◆ **WHAT TO WORK ON**
Write out again exactly the lines from the one containing "Generate a LaTeX" through the one containing "(\n) at (976,\y)", both included, and omit the pictures.

[Recorded data]
+ + +
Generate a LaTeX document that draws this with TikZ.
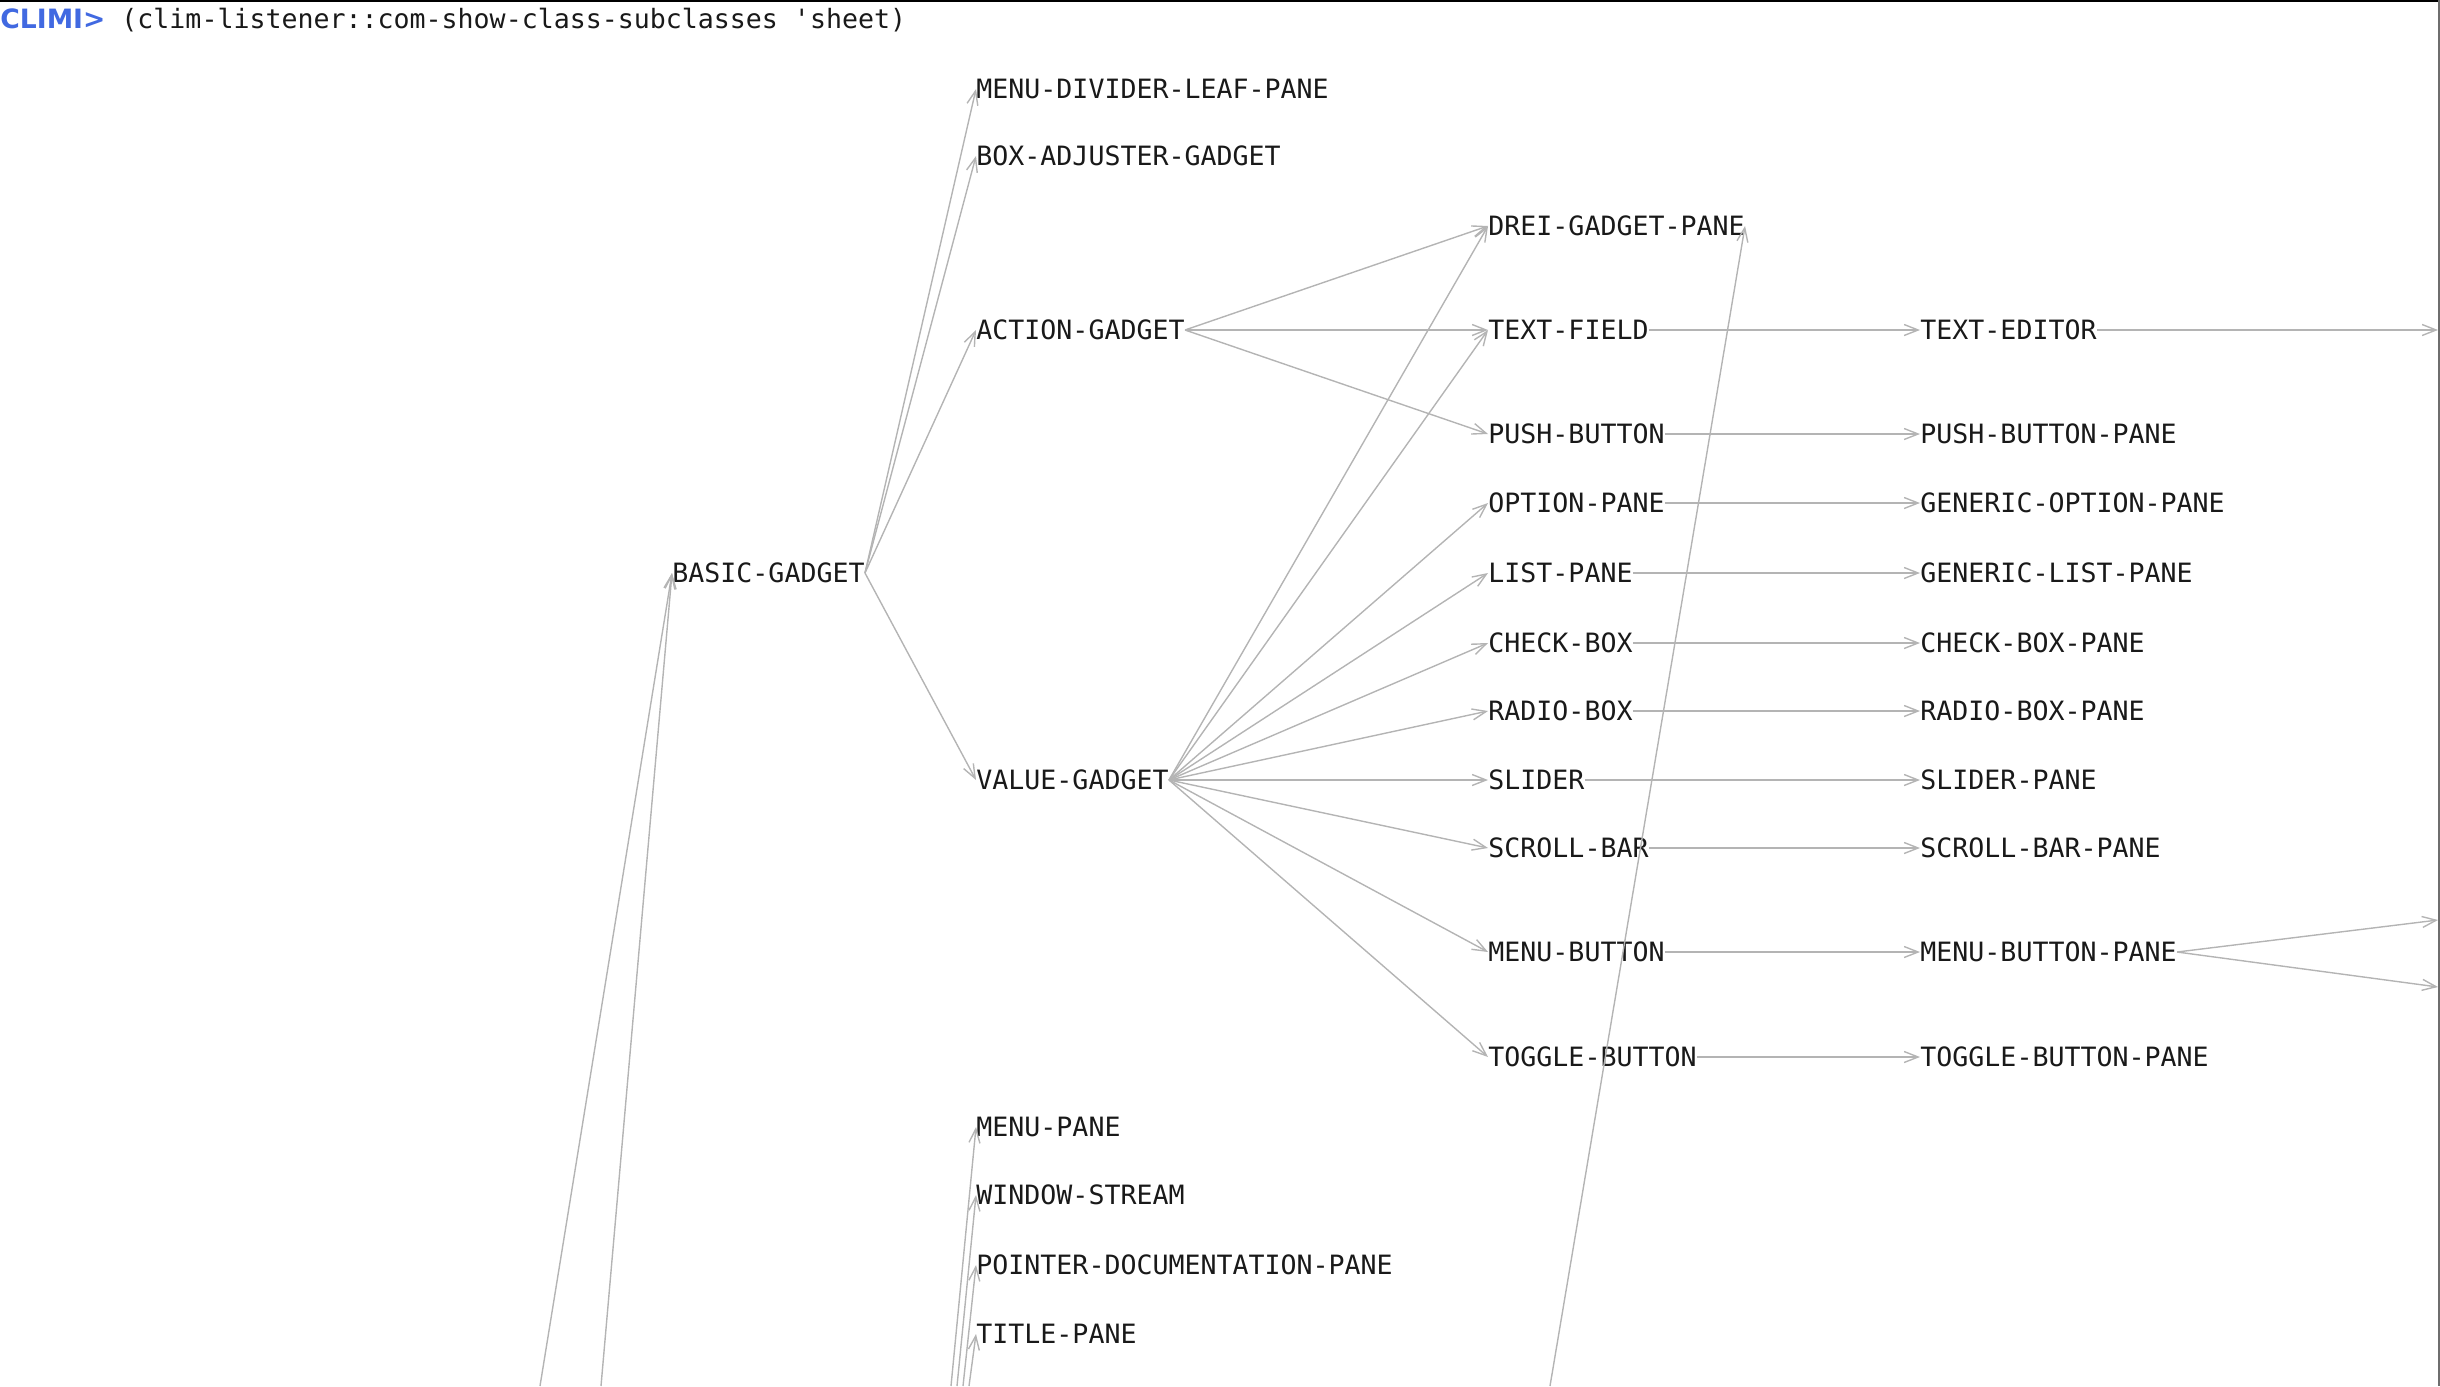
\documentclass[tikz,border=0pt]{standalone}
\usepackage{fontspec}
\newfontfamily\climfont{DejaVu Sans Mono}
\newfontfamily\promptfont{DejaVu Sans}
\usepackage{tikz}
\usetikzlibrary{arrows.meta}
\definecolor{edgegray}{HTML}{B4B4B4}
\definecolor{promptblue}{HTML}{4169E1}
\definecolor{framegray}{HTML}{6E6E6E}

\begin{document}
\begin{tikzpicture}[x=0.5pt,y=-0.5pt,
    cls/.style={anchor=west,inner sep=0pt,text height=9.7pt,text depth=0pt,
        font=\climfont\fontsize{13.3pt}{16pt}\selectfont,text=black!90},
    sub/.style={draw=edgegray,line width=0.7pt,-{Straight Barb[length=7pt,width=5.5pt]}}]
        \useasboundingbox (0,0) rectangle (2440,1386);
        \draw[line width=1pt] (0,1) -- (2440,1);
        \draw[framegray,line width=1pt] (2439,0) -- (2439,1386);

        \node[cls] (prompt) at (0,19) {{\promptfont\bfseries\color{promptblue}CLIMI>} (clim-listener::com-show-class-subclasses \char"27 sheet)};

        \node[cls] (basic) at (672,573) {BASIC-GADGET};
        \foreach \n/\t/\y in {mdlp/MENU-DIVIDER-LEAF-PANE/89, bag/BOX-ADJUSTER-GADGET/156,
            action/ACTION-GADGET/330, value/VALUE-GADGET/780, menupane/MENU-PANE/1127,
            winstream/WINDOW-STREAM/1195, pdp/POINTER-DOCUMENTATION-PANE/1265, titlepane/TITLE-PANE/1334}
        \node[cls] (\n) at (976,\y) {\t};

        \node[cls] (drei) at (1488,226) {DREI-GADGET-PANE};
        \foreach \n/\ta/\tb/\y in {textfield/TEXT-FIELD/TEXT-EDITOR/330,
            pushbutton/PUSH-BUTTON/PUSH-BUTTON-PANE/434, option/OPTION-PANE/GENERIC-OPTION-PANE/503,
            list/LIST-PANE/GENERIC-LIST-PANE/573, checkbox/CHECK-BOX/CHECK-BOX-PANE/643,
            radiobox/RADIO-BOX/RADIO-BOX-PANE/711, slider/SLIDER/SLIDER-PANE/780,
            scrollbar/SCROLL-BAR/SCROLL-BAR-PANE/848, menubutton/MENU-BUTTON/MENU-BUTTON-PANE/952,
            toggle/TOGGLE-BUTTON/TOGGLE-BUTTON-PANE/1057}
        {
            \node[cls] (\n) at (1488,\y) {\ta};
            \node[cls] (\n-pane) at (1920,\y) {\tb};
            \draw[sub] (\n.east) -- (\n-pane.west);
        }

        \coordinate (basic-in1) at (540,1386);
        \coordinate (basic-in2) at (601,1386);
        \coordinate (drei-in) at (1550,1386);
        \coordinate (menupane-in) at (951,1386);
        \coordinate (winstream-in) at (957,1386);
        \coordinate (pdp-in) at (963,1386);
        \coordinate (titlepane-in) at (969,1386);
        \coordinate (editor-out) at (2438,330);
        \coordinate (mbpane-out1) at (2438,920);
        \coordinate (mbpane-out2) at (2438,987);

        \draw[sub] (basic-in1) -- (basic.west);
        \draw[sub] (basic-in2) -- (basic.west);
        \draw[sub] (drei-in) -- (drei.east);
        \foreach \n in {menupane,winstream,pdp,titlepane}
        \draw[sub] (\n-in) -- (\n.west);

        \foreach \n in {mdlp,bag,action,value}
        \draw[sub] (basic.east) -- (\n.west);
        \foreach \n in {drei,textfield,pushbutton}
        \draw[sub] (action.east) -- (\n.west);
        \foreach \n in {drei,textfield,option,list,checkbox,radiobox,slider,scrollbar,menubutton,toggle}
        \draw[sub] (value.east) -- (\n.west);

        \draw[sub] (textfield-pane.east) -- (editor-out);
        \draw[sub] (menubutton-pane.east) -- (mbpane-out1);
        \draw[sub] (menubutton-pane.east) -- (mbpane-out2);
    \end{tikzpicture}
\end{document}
+ + +
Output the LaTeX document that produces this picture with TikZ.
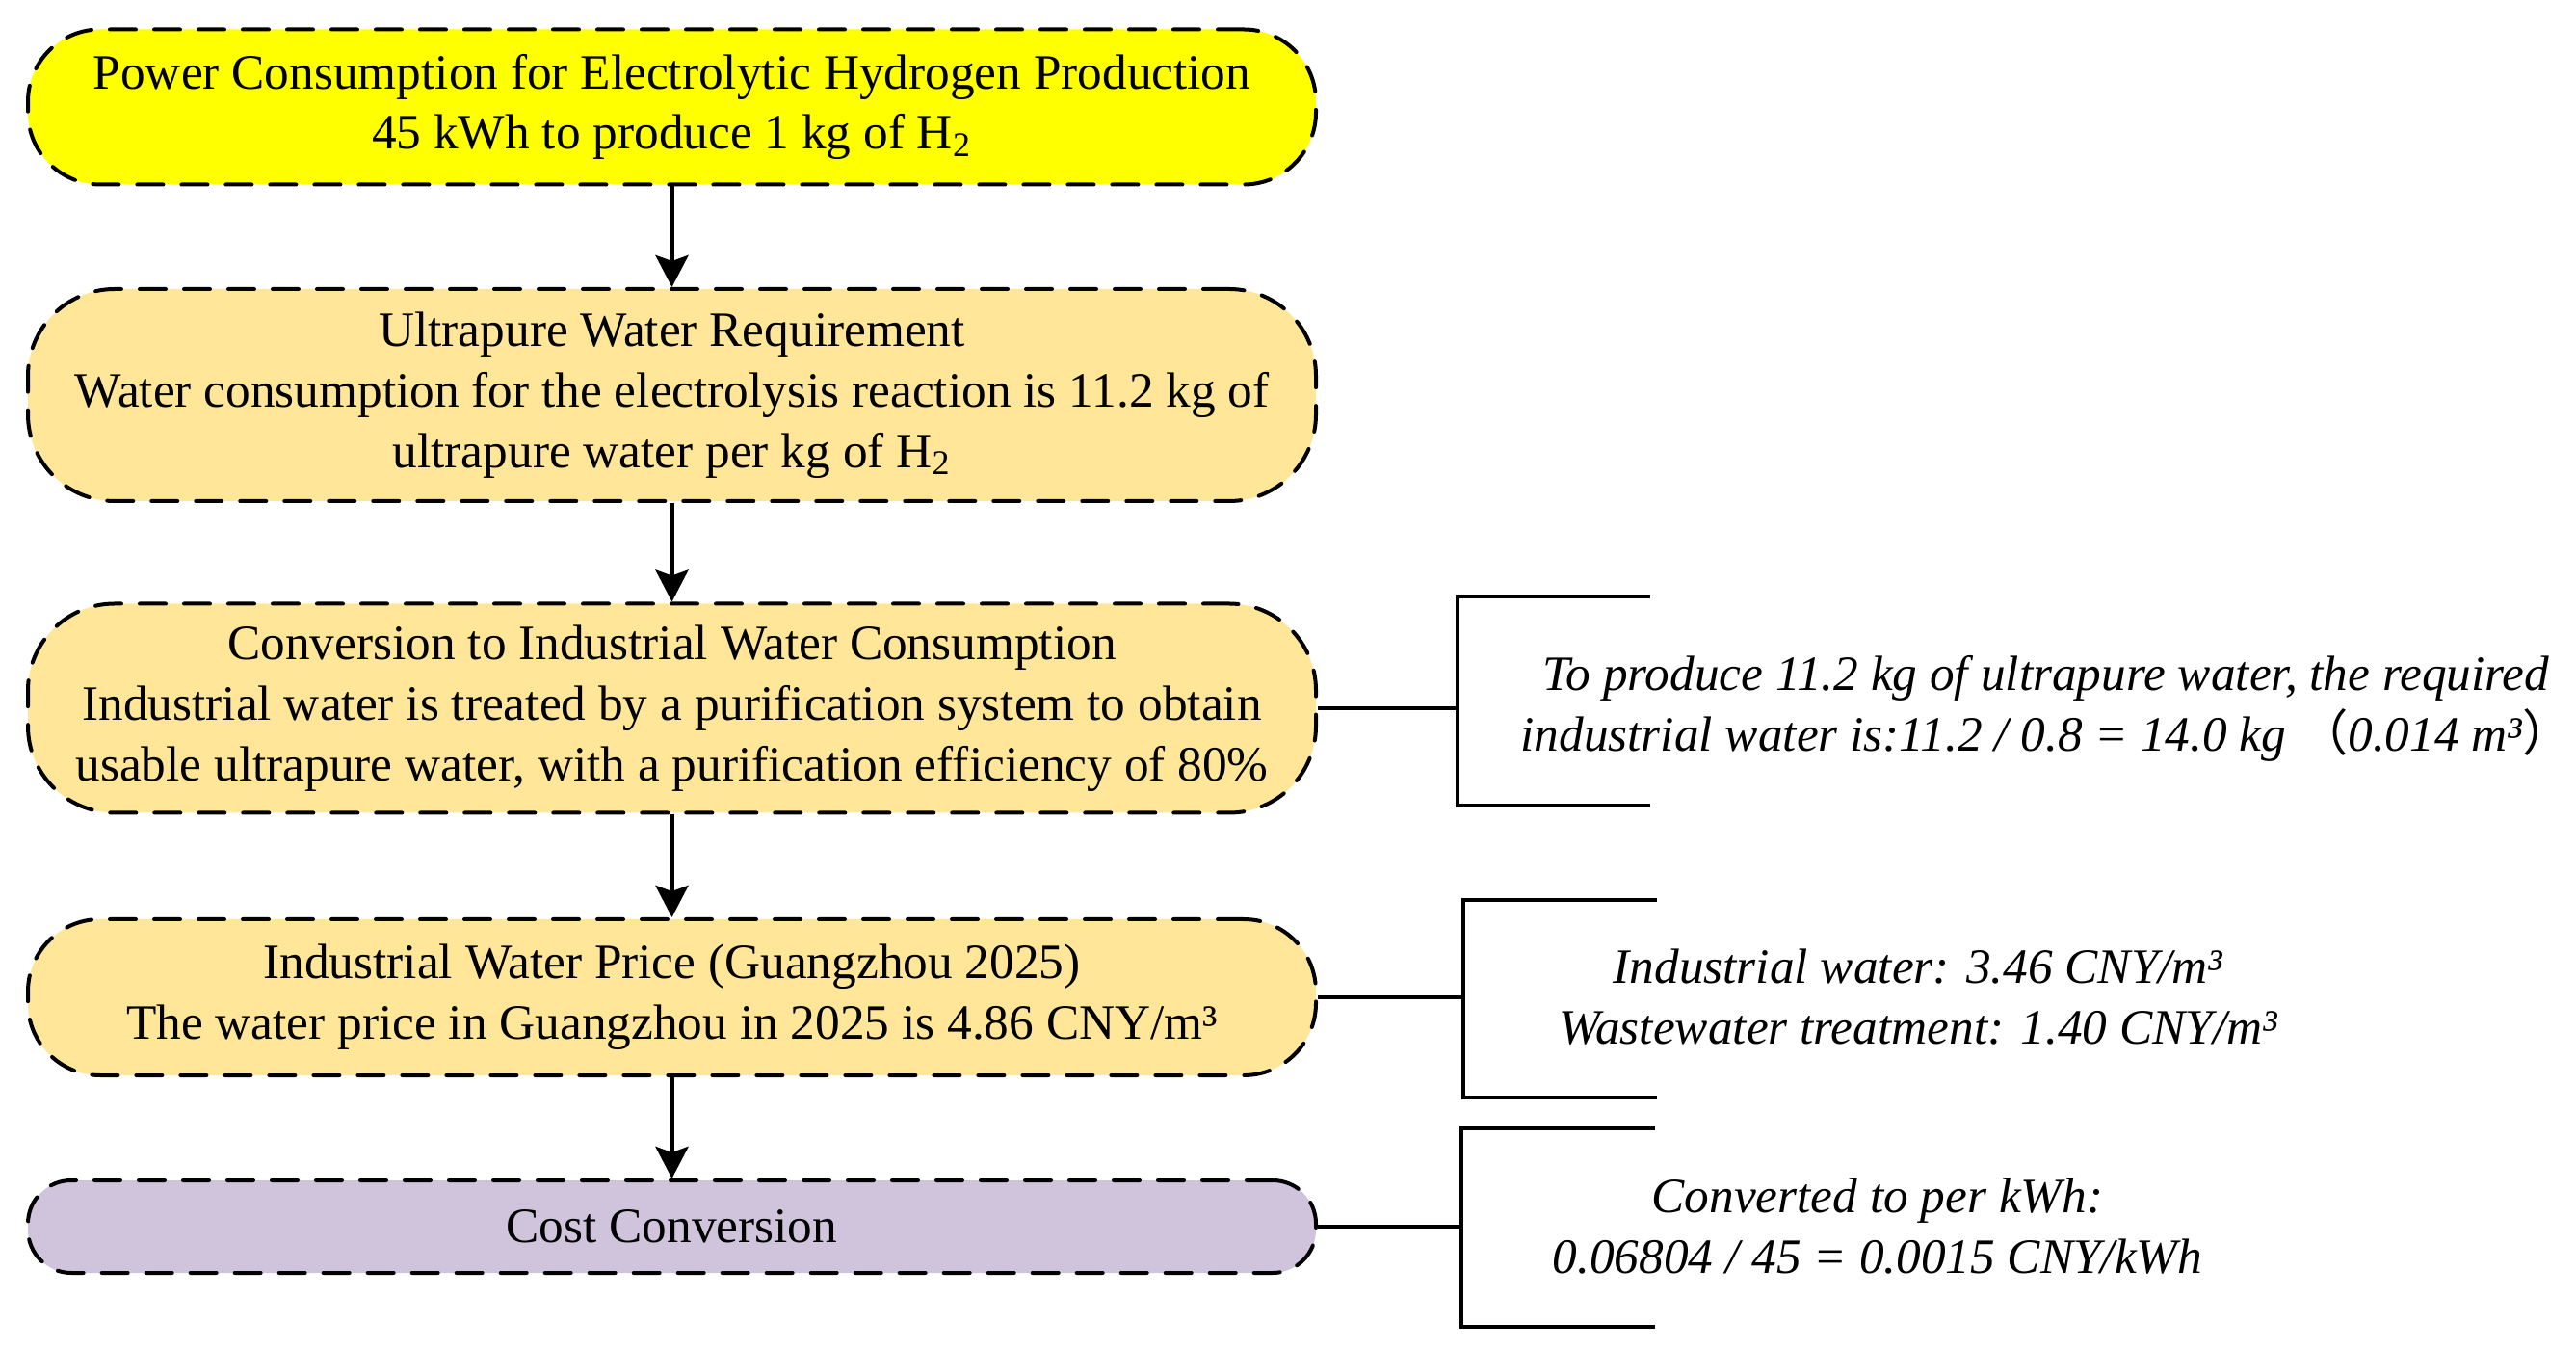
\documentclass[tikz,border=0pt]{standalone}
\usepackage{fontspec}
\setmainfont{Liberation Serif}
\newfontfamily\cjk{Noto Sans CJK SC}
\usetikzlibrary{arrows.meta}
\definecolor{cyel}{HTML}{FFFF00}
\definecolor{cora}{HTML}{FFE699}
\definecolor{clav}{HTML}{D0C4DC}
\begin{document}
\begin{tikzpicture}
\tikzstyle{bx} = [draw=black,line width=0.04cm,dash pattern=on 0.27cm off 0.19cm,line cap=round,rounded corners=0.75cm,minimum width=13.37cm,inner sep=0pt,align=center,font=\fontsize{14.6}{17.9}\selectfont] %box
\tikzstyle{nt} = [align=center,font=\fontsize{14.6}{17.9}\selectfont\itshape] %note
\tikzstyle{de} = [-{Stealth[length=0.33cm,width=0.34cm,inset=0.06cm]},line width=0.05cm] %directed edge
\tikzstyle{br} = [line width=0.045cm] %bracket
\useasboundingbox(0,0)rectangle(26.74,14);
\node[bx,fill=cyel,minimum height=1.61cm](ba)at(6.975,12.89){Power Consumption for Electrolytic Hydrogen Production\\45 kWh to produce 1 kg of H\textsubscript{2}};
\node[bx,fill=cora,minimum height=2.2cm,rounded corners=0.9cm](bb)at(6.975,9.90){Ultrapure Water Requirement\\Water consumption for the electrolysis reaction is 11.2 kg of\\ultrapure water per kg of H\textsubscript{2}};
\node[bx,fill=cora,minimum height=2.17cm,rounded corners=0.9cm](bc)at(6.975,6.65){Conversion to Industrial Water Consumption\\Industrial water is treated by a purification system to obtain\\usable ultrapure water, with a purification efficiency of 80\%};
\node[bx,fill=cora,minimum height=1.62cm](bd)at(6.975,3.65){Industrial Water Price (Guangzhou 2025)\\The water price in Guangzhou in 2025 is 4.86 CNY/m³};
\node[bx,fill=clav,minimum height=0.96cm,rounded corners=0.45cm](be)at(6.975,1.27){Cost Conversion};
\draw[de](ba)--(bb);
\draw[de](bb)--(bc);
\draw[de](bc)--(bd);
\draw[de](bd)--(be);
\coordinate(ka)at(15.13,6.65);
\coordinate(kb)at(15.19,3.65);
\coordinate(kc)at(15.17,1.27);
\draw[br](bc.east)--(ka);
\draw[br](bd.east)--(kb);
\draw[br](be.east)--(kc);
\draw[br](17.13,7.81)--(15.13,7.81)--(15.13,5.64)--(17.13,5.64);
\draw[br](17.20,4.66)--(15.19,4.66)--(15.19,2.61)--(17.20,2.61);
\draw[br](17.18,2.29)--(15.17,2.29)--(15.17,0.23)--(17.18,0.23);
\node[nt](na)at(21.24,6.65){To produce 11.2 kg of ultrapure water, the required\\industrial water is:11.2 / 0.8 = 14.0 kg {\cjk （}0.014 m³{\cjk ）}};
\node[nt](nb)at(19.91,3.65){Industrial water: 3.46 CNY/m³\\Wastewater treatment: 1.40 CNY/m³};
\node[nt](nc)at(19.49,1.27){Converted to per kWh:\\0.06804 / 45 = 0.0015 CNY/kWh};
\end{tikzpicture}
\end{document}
+ + +
◆ **RESPONSE TO THE TASK**
Generate a LaTeX document that draws this with TikZ.
\documentclass[tikz,border=0pt]{standalone}
\usepackage{fontspec}
\newfontfamily\climfont{DejaVu Sans Mono}
\newfontfamily\promptfont{DejaVu Sans}
\usepackage{tikz}
\usetikzlibrary{arrows.meta}
\definecolor{edgegray}{HTML}{B4B4B4}
\definecolor{promptblue}{HTML}{4169E1}
\definecolor{framegray}{HTML}{6E6E6E}

\begin{document}
\begin{tikzpicture}[x=0.5pt,y=-0.5pt,
    cls/.style={anchor=west,inner sep=0pt,text height=9.7pt,text depth=0pt,
        font=\climfont\fontsize{13.3pt}{16pt}\selectfont,text=black!90},
    sub/.style={draw=edgegray,line width=0.7pt,-{Straight Barb[length=7pt,width=5.5pt]}}]
        \useasboundingbox (0,0) rectangle (2440,1386);
        \draw[line width=1pt] (0,1) -- (2440,1);
        \draw[framegray,line width=1pt] (2439,0) -- (2439,1386);

        \node[cls] (prompt) at (0,19) {{\promptfont\bfseries\color{promptblue}CLIMI>} (clim-listener::com-show-class-subclasses \char"27 sheet)};

        \node[cls] (basic) at (672,573) {BASIC-GADGET};
        \foreach \n/\t/\y in {mdlp/MENU-DIVIDER-LEAF-PANE/89, bag/BOX-ADJUSTER-GADGET/156,
            action/ACTION-GADGET/330, value/VALUE-GADGET/780, menupane/MENU-PANE/1127,
            winstream/WINDOW-STREAM/1195, pdp/POINTER-DOCUMENTATION-PANE/1265, titlepane/TITLE-PANE/1334}
        \node[cls] (\n) at (976,\y) {\t};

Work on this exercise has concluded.